I can't believe I hesitated to order this book (It's not the genre I normally read), because this is, by far, one of the BEST books I have ever read. A powerful story of a family and community in a Pennsylvania mining town. Loved this author's style of writing so much that I went and ordered the two other novels she's written. Tawni O'Dell has you laughing, crying, and feeling as though you know each and every character personally. An awesome story. I couldn't put this one down!!!
A riveting novel of rural America and family tragedy. This takes place in the coal mining country of Western Pennsylania. In a town haunted by a deadly mine explosian 3 decades earlier, Ivan, the local
deputy and football legend, spends a week preparing for a former
teammate's release from prison. There is a rich cast of characters.
This is an absorbing novel about letting go of the goals of greatness
for the ordinary grace of hard work, family ties and an acceptance of
where you are from.
I loved this book!
O'Dell (Back Roads) explores the dynamics of a tiny Pennsylvania coal-mining town in her probing, heartbreaking second novel, which centers on the fortunes of former college football hero Ivan Zoschenko. The novel literally opens with a bang in a flashback that recalls the tragic underground explosion that took the life of Zoschenko's father and killed 96 other men from Coal Run. Some 15 years later, just after Zoschenko is drafted by the Chicago Bears, his knee is crushed in an accident in the same mines. His subsequent fall from grace is long and hard; he moves to Florida, hits the bars and works as an exterminator. He returns home only when he hears that Reese Raynor, a former schoolmate who beat his wife, Crystal, into a coma, is being released from prison. Despite his drinking problem, Zoschenko is hired as a deputy by the local sheriff, getting back in touch with his gorgeous sister, a single mom and career waitress; his boyhood hero, now a reclusive Vietnam vet; Reese's troubled twin brother, Jesse; and Crystal, who is still comatose and reminds Zoschenko of a shameful incident in his past. That past is linked to Reese Raynor's, and the novel builds to the inevitable brutal collision of the two men. O'Dell's portrait of Zoschenko is deep and penetrating, but even more moving is her portrayal of the coal-town community. Ravaged by disaster and callous corporate treatment, the citizens of Coal Run still can't imagine any other life. As Zoschenko puts it, "Long before [the mine] became the site of so much death, it had been a source of life for all of us. For me it was the closest thing I had to God." Though it occasionally flirts with sentimentality, this is a fierce, sharply drawn and richly sympathetic tribute to working-class America.
I've become a fan of Tawni O'Dell. Beautiful writing, wonderful and disturbing story, exceptional character development and terrific narration by Daniel Passer. Looking forward to reading Back Roads and Sister Mine. Highly recommend.

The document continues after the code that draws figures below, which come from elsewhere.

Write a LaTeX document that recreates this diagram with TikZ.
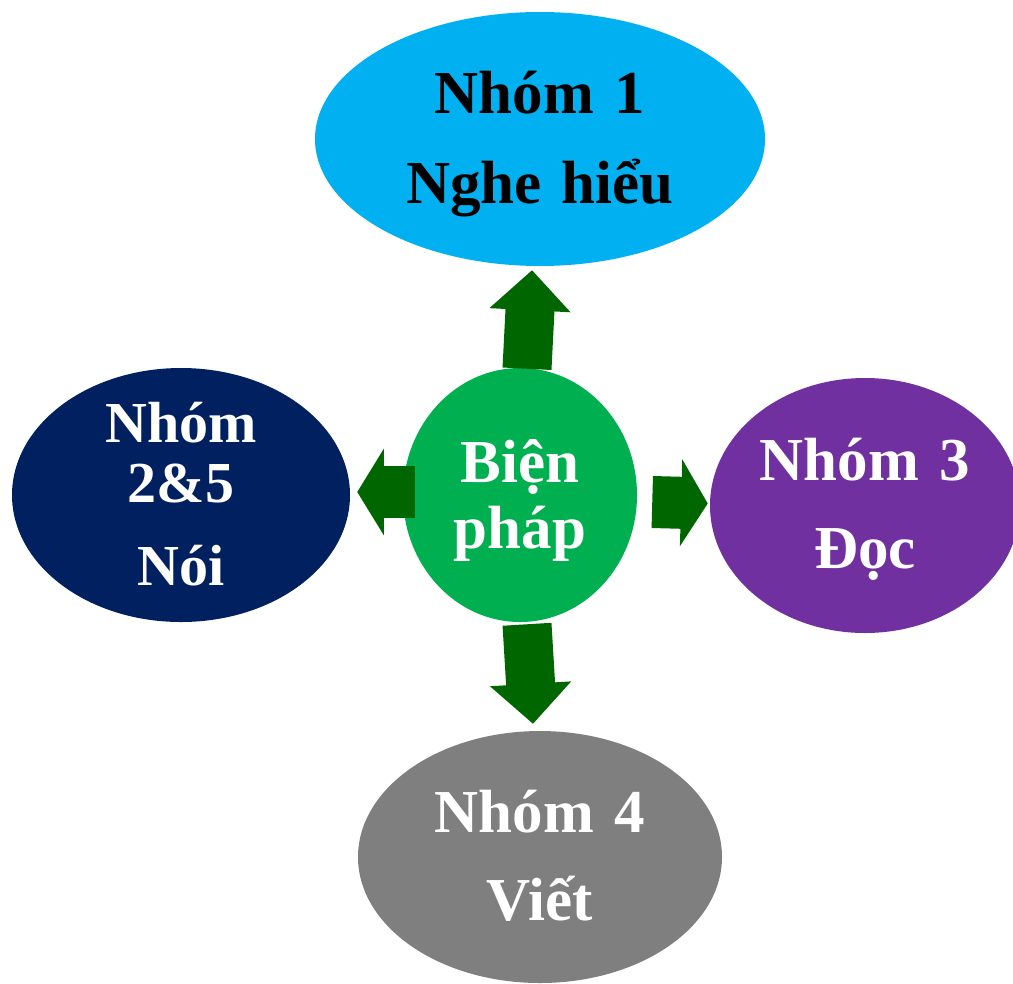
\documentclass[tikz,border=0pt]{standalone}
\usepackage{fontspec}
\setmainfont{Liberation Serif}
\usetikzlibrary{shapes.geometric,arrows.meta,calc}

\definecolor{grpblue}{HTML}{00B0F0}
\definecolor{grpnavy}{HTML}{002060}
\definecolor{hubgreen}{HTML}{00B050}
\definecolor{grppurple}{HTML}{7030A0}
\definecolor{grpgray}{HTML}{7F7F7F}
\definecolor{arrowgreen}{HTML}{006600}

\tikzset{
  grp/.style={ellipse, inner sep=0pt, text=white, align=center, text height=0pt},
  bigfont/.style={font={\fontsize{45.75pt}{66pt}\selectfont\bfseries\lineskiplimit=-50pt}},
  vflow/.style={arrowgreen, line width=36.75pt, -{Triangle[length=30pt,width=60.75pt,line width=1.5pt]}},
  hflow/.style={arrowgreen, line width=39pt, -{Triangle[length=20pt,width=65pt,line width=1.5pt]}},
}

\begin{document}
\begin{tikzpicture}[x=0.75pt, y=-0.75pt]
  \useasboundingbox (0,0) rectangle (1013,983);

  % groups round the hub
  \node[grp, bigfont, fill=grpblue, text=black, minimum width=337.5pt, minimum height=190.5pt,
        text width=210pt, text depth=39pt,
        font={\fontsize{45.75pt}{67.5pt}\selectfont\bfseries}] (g1) at (540,139) {Nhóm 1\\Nghe hiểu};
  \node[grp, fill=grpnavy, minimum width=253.5pt, minimum height=190.5pt,
        text width=120pt, text depth=79.5pt,
        font={\fontsize{43.5pt}{45pt}\selectfont\bfseries\lineskiplimit=-50pt}] (g2) at (181,495) {Nhóm\\2\&5\\[17.25pt]Nói};
  \node[grp, bigfont, fill=grppurple, minimum width=232.5pt, minimum height=191.25pt,
        text width=160pt, text depth=38.25pt] (g3) at (865,505.5) {Nhóm 3\\Đọc};
  \node[grp, bigfont, fill=grpgray, minimum width=273pt, minimum height=189pt,
        text width=160pt, text depth=37.5pt] (g4) at (540,857) {Nhóm 4\\Viết};

  \node[grp, fill=hubgreen, minimum width=175.5pt, minimum height=190.5pt,
        text width=105pt, text depth=19.5pt,
        font={\fontsize{45.75pt}{49.5pt}\selectfont\bfseries\lineskiplimit=-50pt}] (hub) at (520,495) {Biện\\pháp};

  % arrows out of the hub
  \draw[vflow] ($(hub.north)+(7,1)$) -- ($(g1.south)+(-8,4)$);
  \draw[vflow] ($(hub.south)+(7,2)$) -- ($(g4.north)+(-7,-7)$);
  \draw[hflow] ($(hub.west)+(12,-3)$) -- ($(g2.east)+(7,-3)$);
  \draw[hflow] ($(hub.east)+(15,7)$) -- ($(g3.west)+(-2,-2)$);
\end{tikzpicture}
\end{document}
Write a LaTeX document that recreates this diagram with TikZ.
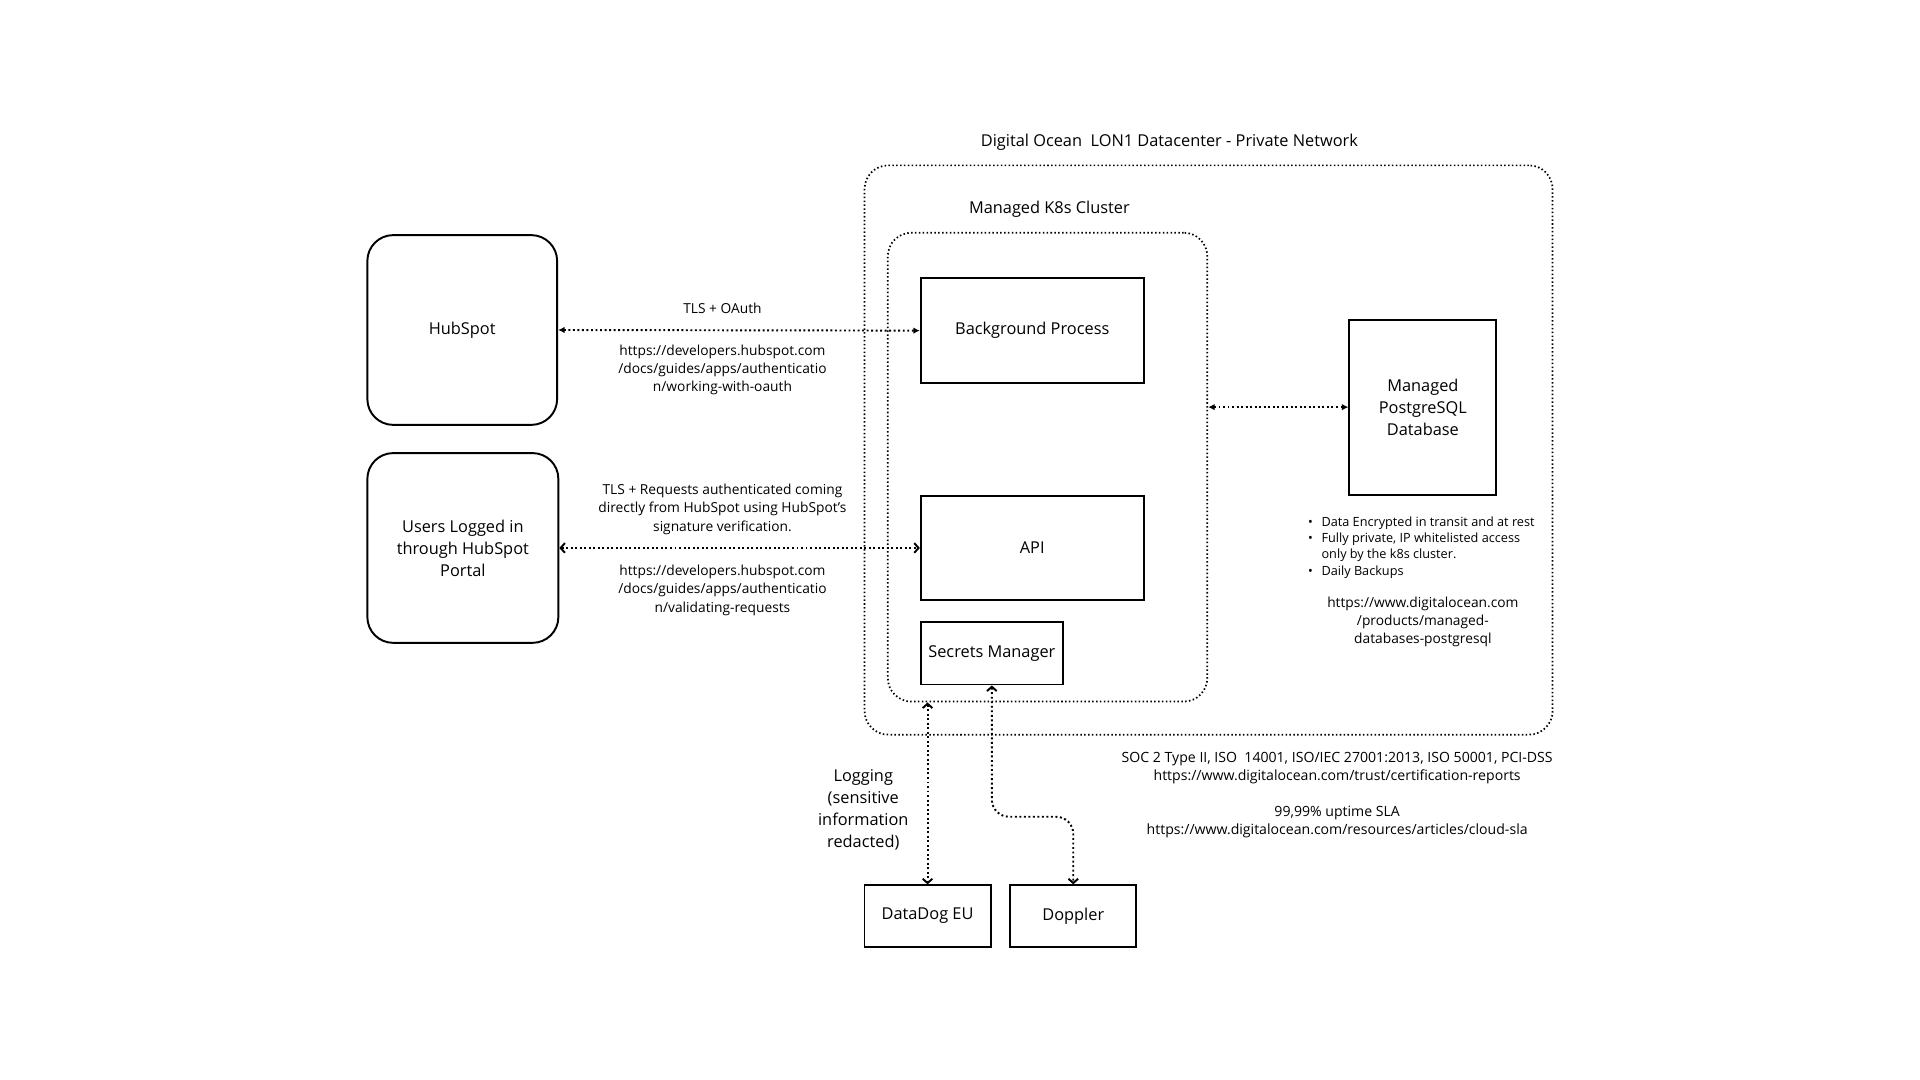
\documentclass[tikz,border=0pt]{standalone}
\usepackage{fontspec}
\setmainfont{Open Sans}
\usetikzlibrary{arrows.meta}
\tikzset{
  solidbox/.style={draw, line width=0.9pt, align=center, inner sep=0pt, font=\fontsize{7.6}{10.2}\selectfont},
  portalbox/.style={solidbox, rounded corners=12pt},
  zone/.style={draw, line width=0.8pt, dash pattern=on 0.7pt off 1.1pt, rounded corners=11pt, inner sep=0pt},
  link/.style={line width=0.9pt, dash pattern=on 0.9pt off 1.2pt, {Latex[length=3pt,width=3pt]}-{Latex[length=3pt,width=3pt]}},
  barblink/.style={line width=0.9pt, dash pattern=on 0.9pt off 1.2pt, {Straight Barb[length=2pt,width=4.5pt]}-{Straight Barb[length=2pt,width=4.5pt]}},
  maintext/.style={align=center, inner sep=0pt, font=\fontsize{7.6}{10.2}\selectfont},
  smalltext/.style={align=center, inner sep=0pt, font=\fontsize{6.4}{8.5}\selectfont},
}
\begin{document}
\begin{tikzpicture}[x=0.02cm, y=-0.02cm]
  \useasboundingbox (0,0) rectangle (1568,882);

  % zones
  \node[zone, minimum width=11.24cm, minimum height=9.3cm] (dc) at (987,367.5) {};
  \node[maintext] (dclabel) at (955,116) {Digital Ocean\ \ LON1 Datacenter - Private Network};
  \node[zone, minimum width=5.22cm, minimum height=7.66cm] (k8s) at (855.5,381.5) {};
  \node[maintext] (k8slabel) at (857,171) {Managed K8s Cluster};

  % outside
  \node[portalbox, minimum width=3.1cm, minimum height=3.1cm] (hub) at (377.5,269.5) {HubSpot};
  \node[portalbox, minimum width=3.12cm, minimum height=3.1cm] (users) at (378,447.5) {Users Logged in\\through HubSpot\\Portal};

  % services
  \node[solidbox, minimum width=3.64cm, minimum height=1.72cm] (bg) at (843,270) {Background Process};
  \node[solidbox, minimum width=3.64cm, minimum height=1.7cm] (api) at (843,447.5) {API};
  \node[solidbox, minimum width=2.32cm, minimum height=1.02cm] (sm) at (810,533.5) {Secrets Manager};
  \node[solidbox, minimum width=2.4cm, minimum height=2.86cm] (pg) at (1162,332.5) {Managed\\PostgreSQL\\Database};
  \node[solidbox, minimum width=2.06cm, minimum height=1cm] (dd) at (757.5,748) {DataDog EU};
  \node[solidbox, minimum width=2.06cm, minimum height=1cm] (dop) at (876.5,748) {Doppler};

  % connectors
  \draw[link] (hub.east) -- (bg.west);
  \draw[barblink] (users.east) -- (api.west);
  \draw[link] (k8s.east |- pg.west) -- (pg.west);
  \draw[barblink] (dd.north |- k8s.south) -- (dd.north);
  \coordinate (dopbend) at (843,667);
  \draw[barblink, rounded corners=8pt] (sm.south) |- (dopbend) -| (dop.north);

  % labels
  \node[smalltext] (oauth) at (590,252) {TLS + OAuth};
  \node[smalltext] (oauthurl) at (590,302) {https://developers.hubspot.com\\/docs/guides/apps/authenticatio\\n/working-with-oauth};
  \node[smalltext] (sig) at (590,416) {TLS + Requests authenticated coming\\directly from HubSpot using HubSpot’s\\signature verification.};
  \node[smalltext] (sigurl) at (590,482) {https://developers.hubspot.com\\/docs/guides/apps/authenticatio\\n/validating-requests};
  \node[anchor=west, inner sep=0pt, font=\fontsize{5.9}{7.6}\selectfont] (pgnotes) at (1068,447)
    {\begin{tabular}{@{}l@{\hspace{4pt}}l@{}}
      \textbullet & Data Encrypted in transit and at rest\\
      \textbullet & Fully private, IP whitelisted access\\
                  & only by the k8s cluster.\\
      \textbullet & Daily Backups
    \end{tabular}};
  \node[smalltext] (pgurl) at (1162,508) {https://www.digitalocean.com\\/products/managed-\\databases-postgresql};
  \node[smalltext, font=\fontsize{6.55}{8.5}\selectfont] (certs) at (1092,627.5) {SOC 2 Type II, ISO\ \ 14001, ISO/IEC 27001:2013, ISO 50001, PCI-DSS\\https://www.digitalocean.com/trust/certification-reports};
  \node[smalltext, font=\fontsize{6.55}{8.5}\selectfont] (sla) at (1092,671.5) {99,99\% uptime SLA\\https://www.digitalocean.com/resources/articles/cloud-sla};
  \node[maintext] (logging) at (705,661) {Logging\\(sensitive\\information\\redacted)};
\end{tikzpicture}
\end{document}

I enjoyed this one quite a bit - just as much as her first, _Back Roads_, I think. It was a more straightforward story in a lot of ways. The narrator wasn't quite as charming as Harley, but the whole cast of characters was richer than _Back Roads_. There were some overlapping descriptions of the area, but that probably wouldn't even be noticeable had I not read them back-to-back. Dr. Morrison's character was really the first character of hers that I didn't like all that much. She just sort of bothered me and didn't seem to make a whole lot of sense, really. Despite this, I really enjoyed this book and I will definitely keep an eye out for her future books!